• _What is asked_
Leave out the pictures and retype only the lines from the opening line to the line that holds "p.outline_line_color = None", both ends included.

** start Data shown **

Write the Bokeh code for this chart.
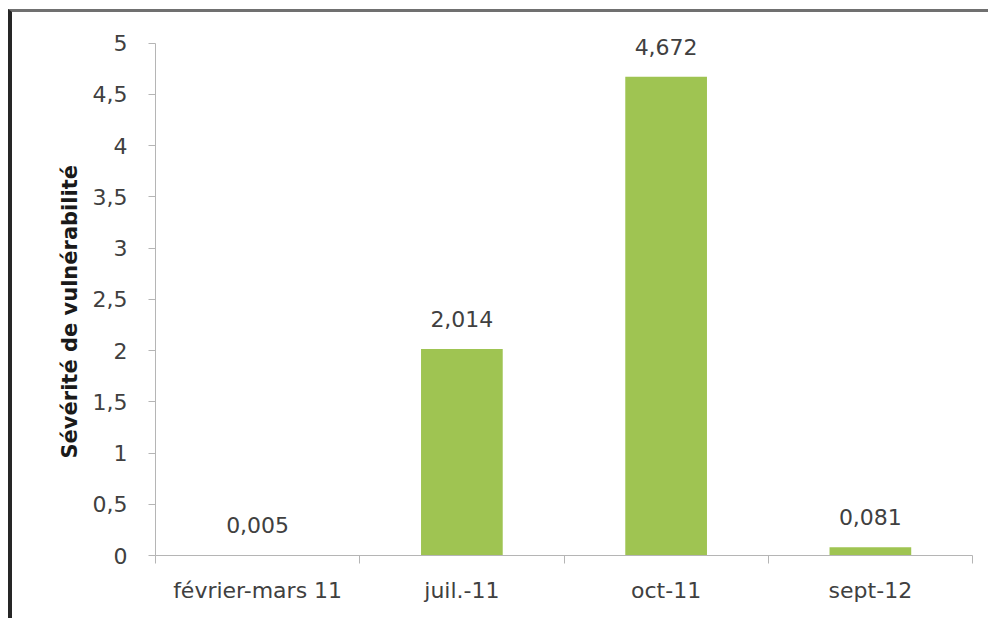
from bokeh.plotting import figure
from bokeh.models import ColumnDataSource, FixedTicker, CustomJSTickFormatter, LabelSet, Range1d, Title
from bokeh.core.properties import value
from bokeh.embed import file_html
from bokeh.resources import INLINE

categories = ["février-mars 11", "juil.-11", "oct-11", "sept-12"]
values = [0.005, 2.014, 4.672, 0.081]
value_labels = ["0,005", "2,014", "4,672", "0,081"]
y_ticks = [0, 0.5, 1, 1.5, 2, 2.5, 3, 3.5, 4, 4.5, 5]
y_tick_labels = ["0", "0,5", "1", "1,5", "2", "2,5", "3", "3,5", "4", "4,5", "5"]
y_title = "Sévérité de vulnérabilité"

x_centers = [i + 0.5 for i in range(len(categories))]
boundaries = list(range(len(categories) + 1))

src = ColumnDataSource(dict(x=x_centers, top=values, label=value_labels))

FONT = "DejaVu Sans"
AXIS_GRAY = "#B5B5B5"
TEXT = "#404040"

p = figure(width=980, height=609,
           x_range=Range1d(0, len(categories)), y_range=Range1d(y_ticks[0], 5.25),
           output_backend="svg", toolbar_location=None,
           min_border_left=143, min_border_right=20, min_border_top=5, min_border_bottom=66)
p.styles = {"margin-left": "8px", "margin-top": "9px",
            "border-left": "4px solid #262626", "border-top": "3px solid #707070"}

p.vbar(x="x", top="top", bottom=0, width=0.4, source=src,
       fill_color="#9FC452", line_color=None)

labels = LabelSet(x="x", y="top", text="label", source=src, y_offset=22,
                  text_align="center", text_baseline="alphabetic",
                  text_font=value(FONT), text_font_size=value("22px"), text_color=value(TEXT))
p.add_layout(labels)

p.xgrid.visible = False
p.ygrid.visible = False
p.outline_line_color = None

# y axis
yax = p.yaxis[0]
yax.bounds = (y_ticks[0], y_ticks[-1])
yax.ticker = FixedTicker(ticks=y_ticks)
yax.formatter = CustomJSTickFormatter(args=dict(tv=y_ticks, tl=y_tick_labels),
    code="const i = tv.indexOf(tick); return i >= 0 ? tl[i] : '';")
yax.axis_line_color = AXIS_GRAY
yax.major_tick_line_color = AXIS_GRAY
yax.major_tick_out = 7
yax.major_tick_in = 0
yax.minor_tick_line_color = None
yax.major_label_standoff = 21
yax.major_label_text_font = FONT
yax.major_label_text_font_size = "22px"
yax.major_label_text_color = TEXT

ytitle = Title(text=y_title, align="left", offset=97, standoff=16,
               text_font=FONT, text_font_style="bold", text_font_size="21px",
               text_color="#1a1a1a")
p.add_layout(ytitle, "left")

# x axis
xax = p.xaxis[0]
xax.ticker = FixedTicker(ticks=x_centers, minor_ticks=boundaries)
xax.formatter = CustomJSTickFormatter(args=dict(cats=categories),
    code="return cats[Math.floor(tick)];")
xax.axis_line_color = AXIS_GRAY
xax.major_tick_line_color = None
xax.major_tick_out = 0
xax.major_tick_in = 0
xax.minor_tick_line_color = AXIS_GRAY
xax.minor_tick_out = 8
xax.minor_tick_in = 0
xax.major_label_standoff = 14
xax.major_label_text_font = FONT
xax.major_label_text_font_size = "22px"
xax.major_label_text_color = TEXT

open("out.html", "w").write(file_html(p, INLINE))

** end Data shown **

• _Solution for this task_
Write the Bokeh code for this chart.
from bokeh.plotting import figure
from bokeh.models import ColumnDataSource, FixedTicker, CustomJSTickFormatter, LabelSet, Range1d, Title
from bokeh.core.properties import value
from bokeh.embed import file_html
from bokeh.resources import INLINE

categories = ["février-mars 11", "juil.-11", "oct-11", "sept-12"]
values = [0.005, 2.014, 4.672, 0.081]
value_labels = ["0,005", "2,014", "4,672", "0,081"]
y_ticks = [0, 0.5, 1, 1.5, 2, 2.5, 3, 3.5, 4, 4.5, 5]
y_tick_labels = ["0", "0,5", "1", "1,5", "2", "2,5", "3", "3,5", "4", "4,5", "5"]
y_title = "Sévérité de vulnérabilité"

x_centers = [i + 0.5 for i in range(len(categories))]
boundaries = list(range(len(categories) + 1))

src = ColumnDataSource(dict(x=x_centers, top=values, label=value_labels))

FONT = "DejaVu Sans"
AXIS_GRAY = "#B5B5B5"
TEXT = "#404040"

p = figure(width=980, height=609,
           x_range=Range1d(0, len(categories)), y_range=Range1d(y_ticks[0], 5.25),
           output_backend="svg", toolbar_location=None,
           min_border_left=143, min_border_right=20, min_border_top=5, min_border_bottom=66)
p.styles = {"margin-left": "8px", "margin-top": "9px",
            "border-left": "4px solid #262626", "border-top": "3px solid #707070"}

p.vbar(x="x", top="top", bottom=0, width=0.4, source=src,
       fill_color="#9FC452", line_color=None)

labels = LabelSet(x="x", y="top", text="label", source=src, y_offset=22,
                  text_align="center", text_baseline="alphabetic",
                  text_font=value(FONT), text_font_size=value("22px"), text_color=value(TEXT))
p.add_layout(labels)

p.xgrid.visible = False
p.ygrid.visible = False
p.outline_line_color = None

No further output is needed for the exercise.